**Exercise instructions:** Print the lines of the listing below verbatim from its first line through the line bearing "import * as". Any pictures are to be omitted.

**Dataset content:**
╭──
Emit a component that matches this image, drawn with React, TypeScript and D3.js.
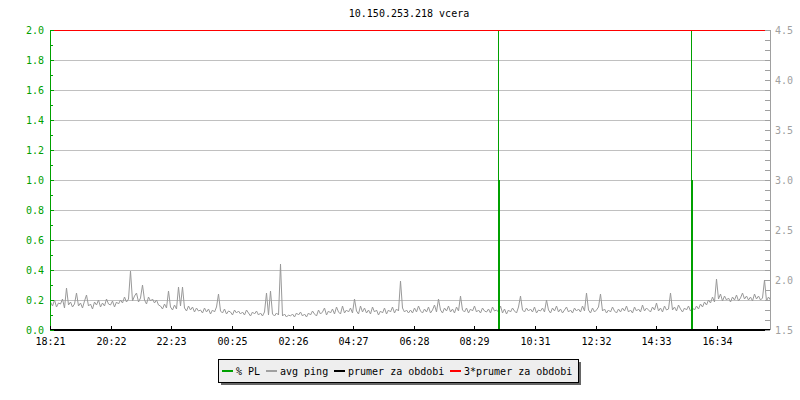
import React from "react";
import * as d3 from "d3";

const title = "10.150.253.218 vcera";
const startTime = "18:21";
const spanMinutes = 1440;
const xTickLabels = ["18:21", "20:22", "22:23", "00:25", "02:26", "04:27", "06:28", "08:29", "10:31", "12:32", "14:33", "16:34"];
const plDomain = [0, 2];
const pingDomain = [1.5, 4.5];
const pingStepMinutes = 4;
// avg ping (ms), one sample every 4 minutes starting 18:21
const avgPing = [
  1.78, 1.74, 1.80, 1.73, 1.77, 1.76, 1.81, 1.72, 1.92, 1.75,
  1.78, 1.73, 1.76, 1.87, 1.74, 1.77, 1.72, 1.79, 1.85, 1.74,
  1.76, 1.71, 1.78, 1.75, 1.80, 1.73, 1.77, 1.74, 1.81, 1.76,
  1.75, 1.79, 1.73, 1.78, 1.76,
  1.80, 1.77, 1.83, 1.78, 1.81, 2.09, 1.79, 1.84, 1.87, 1.78,
  1.82, 1.95, 1.80, 1.76, 1.83, 1.79, 1.81, 1.77, 1.80, 1.75,
  1.74, 1.71, 1.76, 1.72, 1.89, 1.73, 1.70, 1.75, 1.71, 1.93,
  1.74, 1.93, 1.72, 1.69, 1.74, 1.70, 1.73, 1.68, 1.72, 1.69,
  1.70, 1.67, 1.72, 1.68, 1.71, 1.66, 1.70, 1.68, 1.73, 1.86,
  1.69, 1.67, 1.71, 1.66, 1.69, 1.68, 1.65, 1.70, 1.67, 1.69,
  1.66, 1.68, 1.65, 1.70, 1.67, 1.64, 1.68, 1.66, 1.69, 1.65,
  1.67, 1.64, 1.68, 1.87, 1.65, 1.89, 1.66, 1.64, 1.67, 1.65,
  2.16, 1.64, 1.66, 1.63, 1.65,
  1.64, 1.66, 1.63, 1.67, 1.65, 1.68, 1.64, 1.66, 1.63, 1.67,
  1.65, 1.69, 1.66, 1.64, 1.70, 1.66, 1.68, 1.72, 1.65, 1.69,
  1.67, 1.71, 1.66, 1.73, 1.68, 1.66, 1.74, 1.67, 1.70, 1.68,
  1.72, 1.67, 1.81, 1.69, 1.66, 1.74, 1.68, 1.72, 1.67, 1.70,
  1.66, 1.73, 1.68, 1.70, 1.65, 1.69, 1.67, 1.72, 1.66, 1.70,
  1.68, 1.73, 1.67, 1.71, 1.69, 1.99, 1.72, 1.68, 1.70, 1.67,
  1.70, 1.67, 1.72, 1.68, 1.74, 1.69, 1.67, 1.71, 1.68, 1.73,
  1.67, 1.70, 1.75, 1.68, 1.81, 1.70, 1.67, 1.72, 1.69, 1.74,
  1.68, 1.71, 1.67, 1.73, 1.69, 1.84, 1.70, 1.68, 1.72, 1.67,
  1.71, 1.69, 1.74, 1.68, 1.70, 1.67, 1.72, 1.69, 1.68, 1.71,
  1.67, 1.73, 1.69, 1.70, 1.68, 1.74, 1.67, 1.71, 1.66, 1.70,
  1.68, 1.72, 1.69, 1.67, 1.73, 1.84, 1.70, 1.68, 1.72, 1.69,
  1.71, 1.68, 1.73, 1.67, 1.70, 1.69, 1.72, 1.68, 1.80, 1.70,
  1.67, 1.72, 1.69, 1.74, 1.68, 1.71, 1.67, 1.70, 1.73, 1.68,
  1.70, 1.67, 1.72, 1.69, 1.71, 1.68, 1.74, 1.69, 1.87, 1.70,
  1.67, 1.72, 1.68, 1.70, 1.73, 1.86, 1.69, 1.71, 1.67, 1.70,
  1.68, 1.73, 1.69, 1.67, 1.71, 1.68, 1.72, 1.69, 1.74, 1.68,
  1.70, 1.67, 1.73, 1.69, 1.71, 1.68, 1.75, 1.69, 1.72, 1.70,
  1.68, 1.73, 1.70, 1.77, 1.69, 1.72, 1.68, 1.74, 1.70, 1.71,
  1.87, 1.70, 1.73, 1.69, 1.75, 1.71, 1.68, 1.72, 1.70, 1.74,
  1.69, 1.72, 1.70, 1.74, 1.71, 1.76, 1.73, 1.78, 1.75, 1.80,
  1.77, 1.83, 1.78, 2.01, 1.81, 1.86, 1.79, 1.84, 1.80, 1.82,
  1.78, 1.83, 1.80, 1.85, 1.79, 1.82, 1.87, 1.81, 1.84, 1.80,
  1.83, 1.79, 1.86, 1.81, 1.84, 1.80, 1.82, 2.00, 1.79, 1.83, 1.80,
];
// packet loss events
const plTimes = ["09:17", "15:43"];
const plAvg = [1.0, 1.0];
const plMax = [2.0, 2.0];
const prumer = 1.5;
const legendLabels = ["% PL", "avg ping", "prumer za obdobi", "3*prumer za obdobi"];
const legendColors = ["#00a000", "#a0a0a0", "#000000", "#ff0000"];

const FONT = "'DejaVu Sans Mono', monospace";

function minutesFromStart(t: string) {
  const [h, m] = t.split(":").map(Number);
  const [sh, sm] = startTime.split(":").map(Number);
  return ((h * 60 + m) - (sh * 60 + sm) + 1440) % 1440;
}

export default function App() {
  const L = 50, R = 770, T = 30, B = 330;
  const x = d3.scaleLinear().domain([0, spanMinutes]).range([L, R]);
  const yPL = d3.scaleLinear().domain(plDomain).range([B, T]);
  const yPing = d3.scaleLinear().domain(pingDomain).range([B, T]);

  const leftMinor = d3.range(0, 21).map((i) => i / 10);
  const leftMajor = d3.range(0, 11).map((i) => i / 5);
  const rightMinor = d3.range(0, 31).map((i) => pingDomain[0] + i / 10);
  const rightMajor = d3.range(0, 7).map((i) => pingDomain[0] + i / 2);

  const line = d3
    .line<number>()
    .x((_, i) => x(i * pingStepMinutes) + 0.5)
    .y((d) => yPing(d))
    .curve(d3.curveLinear);

  // legend layout
  const charW = 6;
  let lx = 222;
  const legendItems = legendLabels.map((lab, i) => {
    const seg = lx;
    const tx = lx + 14;
    lx = tx + lab.length * charW + 6;
    return { lab, seg, tx, color: legendColors[i] };
  });

  return (
    <svg width={800} height={400} style={{ position: "absolute", left: 0, top: 0, background: "#fff" }} fontFamily={FONT}>
      <rect x={0} y={0} width={800} height={400} fill="#fff" />
      <text x={409} y={17} fontSize={10} textAnchor="middle" fill="#000">{title}</text>

      {/* grid */}
      {leftMajor.filter((v) => v > 0 && v < 2).map((v) => (
        <line key={"g" + v} x1={L} x2={R} y1={Math.round(yPL(v)) + 0.5} y2={Math.round(yPL(v)) + 0.5} stroke="#c0c0c0" />
      ))}

      {/* avg ping */}
      <path d={line(avgPing) || ""} fill="none" stroke="#999999" strokeWidth={1} />

      {/* PL */}
      {plTimes.map((t, i) => {
        const px = Math.round(x(minutesFromStart(t)));
        return (
          <g key={"pl" + i}>
            <rect x={px} y={yPL(plMax[i])} width={1} height={B - yPL(plMax[i])} fill="#00a000" />
            <rect x={px} y={yPL(plAvg[i])} width={2} height={B - yPL(plAvg[i])} fill="#00a000" />
          </g>
        );
      })}

      {/* averages */}
      <line x1={L} x2={R} y1={yPing(prumer)} y2={yPing(prumer)} stroke="#000" strokeWidth={2} />
      <line x1={L} x2={R} y1={yPing(3 * prumer) + 0.5} y2={yPing(3 * prumer) + 0.5} stroke="#ff0000" strokeWidth={1} />

      {/* left axis */}
      <line x1={L + 0.5} x2={L + 0.5} y1={T} y2={B} stroke="#00a000" />
      {leftMinor.map((v) => {
        const yy = Math.round(yPL(v)) + 0.5;
        const major = Math.abs(v * 5 - Math.round(v * 5)) < 1e-6;
        return <line key={"lt" + v} x1={L} x2={L + (major ? 4 : 3)} y1={yy} y2={yy} stroke="#00a000" />;
      })}
      {leftMajor.map((v) => (
        <text key={"ll" + v} x={44} y={yPL(v)} dy="0.35em" fontSize={10} textAnchor="end" fill="#00a000">{v.toFixed(1)}</text>
      ))}

      {/* right axis */}
      <line x1={R + 0.5} x2={R + 0.5} y1={T} y2={B} stroke="#a0a0a0" />
      {rightMinor.map((v, i) => {
        const yy = Math.round(yPing(v)) + 0.5;
        return <line key={"rt" + i} x1={R - 5} x2={R} y1={yy} y2={yy} stroke="#a0a0a0" />;
      })}
      {rightMajor.map((v) => (
        <text key={"rl" + v} x={775} y={yPing(v)} dy="0.35em" fontSize={10} fill="#a0a0a0">{v.toFixed(1)}</text>
      ))}

      {/* x axis */}
      {xTickLabels.map((lab) => {
        const px = Math.round(x(minutesFromStart(lab))) + 0.5;
        return (
          <g key={"x" + lab}>
            <line x1={px} x2={px} y1={B - 4} y2={B} stroke="#000" />
            <text x={px} y={345} fontSize={10} textAnchor="middle" fill="#000">{lab}</text>
          </g>
        );
      })}

      {/* legend */}
      <rect x={221} y={362} width={360} height={23} fill="#666" />
      <rect x={218.5} y={359.5} width={360} height={23} fill="#eeeeee" stroke="#000" />
      {legendItems.map((it) => (
        <g key={it.lab}>
          <rect x={it.seg} y={370} width={11} height={2} fill={it.color} />
          <text x={it.tx} y={371} dy="0.35em" fontSize={10} fill="#000">{it.lab}</text>
        </g>
      ))}
    </svg>
  );
}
╰──
**Task response:**
Emit a component that matches this image, drawn with React, TypeScript and D3.js.
import React from "react";
import * as d3 from "d3";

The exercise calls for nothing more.